───── SUPPLIED MATERIAL ─────
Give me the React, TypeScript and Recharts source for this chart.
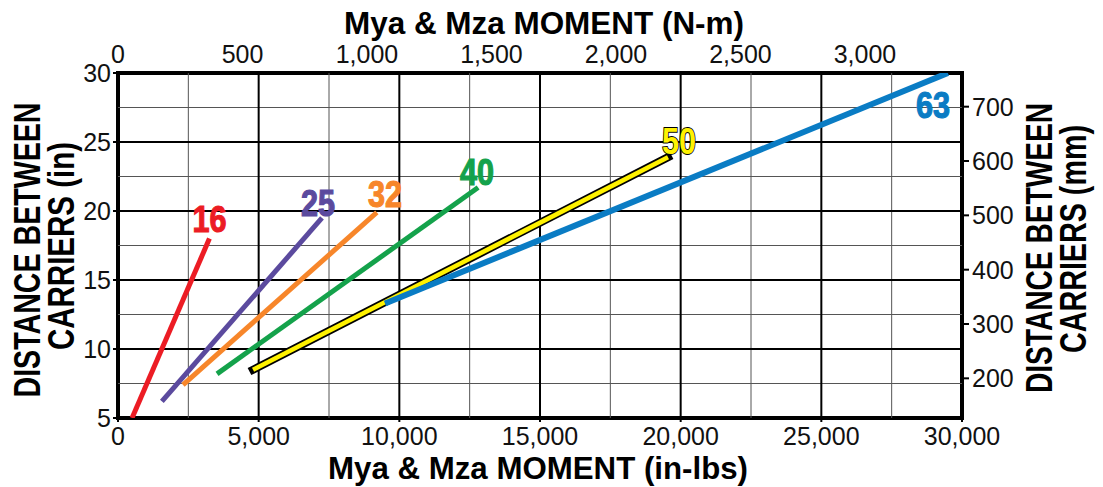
import {
  LineChart,
  Line,
  XAxis,
  YAxis,
  ReferenceLine,
  ReferenceArea,
  ReferenceDot,
} from 'recharts';

const FONT = '"Liberation Sans", Arial, Helvetica, sans-serif';
const IN_LBS_PER_NM = 8.8507;
const MM_PER_IN = 25.4;

// carrier sizes and their line ends, in-lbs / inches
const sizes = ['16', '25', '32', '40', '50', '63'];
const colors = ['#ec1c24', '#5b4a9e', '#f7862a', '#14a24b', '#fff200', '#0a7cc4'];
const momentStart = [500, 1560, 2310, 3520, 4800, 9490];
const momentEnd = [3250, 7250, 9200, 12800, 19550, 29500];
const distStart = [5, 6.2, 7.4, 8.2, 8.5, 13.3];
const distEnd = [18, 19.5, 19.9, 21.7, 23.9, 30];

// where the size numbers sit
const labelMoment = [3250, 7110, 9490, 12760, 19940, 28970];
const labelDist = [19.4, 20.6, 21.2, 22.8, 25.1, 27.7];

// axis ticks
const inLbsTicks = [0, 5000, 10000, 15000, 20000, 25000, 30000];
const nmTicks = [0, 500, 1000, 1500, 2000, 2500, 3000];
const inchTicks = [5, 10, 15, 20, 25, 30];
const mmTicks = [200, 300, 400, 500, 600, 700];
const majorX = [5000, 10000, 15000, 20000, 25000];
const minorX = [2500, 7500, 12500, 17500, 22500, 27500];
const majorY = [10, 15, 20, 25];
const minorY = [7.5, 12.5, 17.5, 22.5, 27.5];

const fmt = (v: number) => v.toLocaleString('en-US');

function LeftTick({ x, y, payload }: any) {
  return (
    <text x={x} y={y} dy={9} textAnchor="end" fontSize={25} fontFamily={FONT} fill="#111">
      {payload.value}
    </text>
  );
}

function RightTick({ x, y, payload }: any) {
  return (
    <text x={x} y={y} dy={9} textAnchor="start" fontSize={25} fontFamily={FONT} fill="#111">
      {payload.value}
    </text>
  );
}

function BottomTick({ x, y, payload }: any) {
  return (
    <text x={x} y={y} dy={21} textAnchor="middle" fontSize={25} fontFamily={FONT} fill="#111">
      {fmt(payload.value)}
    </text>
  );
}

function TopTick({ x, y, payload }: any) {
  return (
    <text x={x} y={y} dy={-6} textAnchor="middle" fontSize={25} fontFamily={FONT} fill="#111">
      {fmt(payload.value)}
    </text>
  );
}

function SizeLabel({ cx, cy, text, color }: any) {
  const yellow = text === '50';
  return (
    <text
      x={cx}
      y={cy}
      dy={13}
      textAnchor="middle"
      fontSize={37}
      fontWeight="bold"
      fontFamily={FONT}
      textLength={34}
      lengthAdjust="spacingAndGlyphs"
      fill={color}
      stroke={yellow ? '#000' : color}
      strokeWidth={yellow ? 1.8 : 1.2}
      paintOrder="stroke"
    >
      {text}
    </text>
  );
}

export default function App() {
  const series = sizes.map((s, i) => ({
    name: s,
    color: colors[i],
    data: [
      { x: momentStart[i], y: distStart[i] },
      { x: momentEnd[i], y: distEnd[i] },
    ],
  }));
  // the N-m axis has no series of its own; this empty one keeps it drawn
  const nmData = nmTicks.map((v) => ({ nm: v }));

  return (
    <div style={{ position: 'absolute', left: 0, top: 0, width: 1103, height: 487, background: '#fff' }}>
      <LineChart width={1103} height={487} margin={{ top: 0, right: 0, bottom: 0, left: 0 }}>
        <XAxis
          xAxisId="in"
          dataKey="x"
          type="number"
          orientation="bottom"
          domain={[0, 30000]}
          ticks={inLbsTicks}
          height={69}
          axisLine={false}
          tickLine={{ stroke: '#000', strokeWidth: 2 }}
          tickSize={4}
          tickMargin={2}
          tick={<BottomTick />}
          allowDataOverflow
        />
        <XAxis
          xAxisId="nm"
          dataKey="nm"
          type="number"
          orientation="top"
          domain={[0, 30000 / IN_LBS_PER_NM]}
          ticks={nmTicks}
          height={73}
          axisLine={false}
          tickLine={false}
          tickSize={0}
          tickMargin={4}
          tick={<TopTick />}
          allowDataOverflow
        />
        <YAxis
          yAxisId="in"
          type="number"
          orientation="left"
          domain={[5, 30]}
          ticks={inchTicks}
          width={118}
          axisLine={false}
          tickLine={{ stroke: '#000', strokeWidth: 2 }}
          tickSize={5}
          tickMargin={2}
          tick={<LeftTick />}
          allowDataOverflow
        />
        <YAxis
          yAxisId="mm"
          type="number"
          orientation="right"
          domain={[5 * MM_PER_IN, 30 * MM_PER_IN]}
          ticks={mmTicks}
          width={141}
          axisLine={false}
          tickLine={{ stroke: '#000', strokeWidth: 2 }}
          tickSize={7}
          tickMargin={3}
          tick={<RightTick />}
          allowDataOverflow
        />

        {minorX.map((v) => (
          <ReferenceLine key={`mx${v}`} x={v} xAxisId="in" yAxisId="in" stroke="#555" strokeWidth={1} />
        ))}
        {minorY.map((v) => (
          <ReferenceLine key={`my${v}`} y={v} xAxisId="in" yAxisId="in" stroke="#555" strokeWidth={1} />
        ))}
        {majorX.map((v) => (
          <ReferenceLine key={`Mx${v}`} x={v} xAxisId="in" yAxisId="in" stroke="#000" strokeWidth={2} />
        ))}
        {majorY.map((v) => (
          <ReferenceLine key={`My${v}`} y={v} xAxisId="in" yAxisId="in" stroke="#000" strokeWidth={2} />
        ))}

        <Line
          xAxisId="nm"
          yAxisId="in"
          data={nmData}
          dataKey="none"
          stroke="none"
          dot={false}
          activeDot={false}
          legendType="none"
          isAnimationActive={false}
        />

        {series.map((s) =>
          s.name === '50' ? (
            <Line
              key={`${s.name}-edge`}
              xAxisId="in"
              yAxisId="in"
              data={s.data}
              dataKey="y"
              type="linear"
              stroke="#000"
              strokeWidth={8}
              strokeLinecap="square"
              dot={false}
              activeDot={false}
              isAnimationActive={false}
            />
          ) : null
        )}
        {series.map((s) => (
          <Line
            key={s.name}
            xAxisId="in"
            yAxisId="in"
            data={s.data}
            dataKey="y"
            type="linear"
            stroke={s.color}
            strokeWidth={s.name === '50' ? 4.5 : s.name === '63' ? 6 : 5}
            strokeLinecap="butt"
            dot={false}
            activeDot={false}
            isAnimationActive={false}
          />
        ))}

        <ReferenceArea
          xAxisId="in"
          yAxisId="in"
          x1={0}
          x2={30000}
          y1={5}
          y2={30}
          fill="none"
          stroke="#000"
          strokeWidth={4}
        />

        {sizes.map((s, i) => (
          <ReferenceDot
            key={`lab${s}`}
            xAxisId="in"
            yAxisId="in"
            x={labelMoment[i]}
            y={labelDist[i]}
            r={0}
            shape={(p: any) => <SizeLabel cx={p.cx} cy={p.cy} text={s} color={colors[i]} />}
          />
        ))}
      </LineChart>

      <svg
        width={1103}
        height={487}
        style={{ position: 'absolute', left: 0, top: 0, pointerEvents: 'none' }}
      >
        <g fontFamily={FONT} fontWeight="bold" fill="#000">
          <text x={544} y={34} fontSize={31} textAnchor="middle" textLength={400} lengthAdjust="spacingAndGlyphs">
            Mya &amp; Mza MOMENT (N-m)
          </text>
          <text x={538} y={479} fontSize={31} textAnchor="middle" textLength={420} lengthAdjust="spacingAndGlyphs">
            Mya &amp; Mza MOMENT (in-lbs)
          </text>
          <text transform="translate(40,250) rotate(-90)" fontSize={36} textAnchor="middle" textLength={295} lengthAdjust="spacingAndGlyphs">
            DISTANCE BETWEEN
          </text>
          <text transform="translate(74,246) rotate(-90)" fontSize={36} textAnchor="middle" textLength={208} lengthAdjust="spacingAndGlyphs">
            CARRIERS (in)
          </text>
          <text transform="translate(1052,248) rotate(-90)" fontSize={36} textAnchor="middle" textLength={290} lengthAdjust="spacingAndGlyphs">
            DISTANCE BETWEEN
          </text>
          <text transform="translate(1086,239) rotate(-90)" fontSize={36} textAnchor="middle" textLength={228} lengthAdjust="spacingAndGlyphs">
            CARRIERS (mm)
          </text>
        </g>
      </svg>
    </div>
  );
}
─────
## [WHAT YOU NEED TO DO]
Set the lines above down again, word for word, from the first through the one containing "const distEnd = [18, 19.5, 19.9, 21.7, 23.9, 30];"; pictures excluded.

## [FINISHED EXERCISE]
Give me the React, TypeScript and Recharts source for this chart.
import {
  LineChart,
  Line,
  XAxis,
  YAxis,
  ReferenceLine,
  ReferenceArea,
  ReferenceDot,
} from 'recharts';

const FONT = '"Liberation Sans", Arial, Helvetica, sans-serif';
const IN_LBS_PER_NM = 8.8507;
const MM_PER_IN = 25.4;

// carrier sizes and their line ends, in-lbs / inches
const sizes = ['16', '25', '32', '40', '50', '63'];
const colors = ['#ec1c24', '#5b4a9e', '#f7862a', '#14a24b', '#fff200', '#0a7cc4'];
const momentStart = [500, 1560, 2310, 3520, 4800, 9490];
const momentEnd = [3250, 7250, 9200, 12800, 19550, 29500];
const distStart = [5, 6.2, 7.4, 8.2, 8.5, 13.3];
const distEnd = [18, 19.5, 19.9, 21.7, 23.9, 30];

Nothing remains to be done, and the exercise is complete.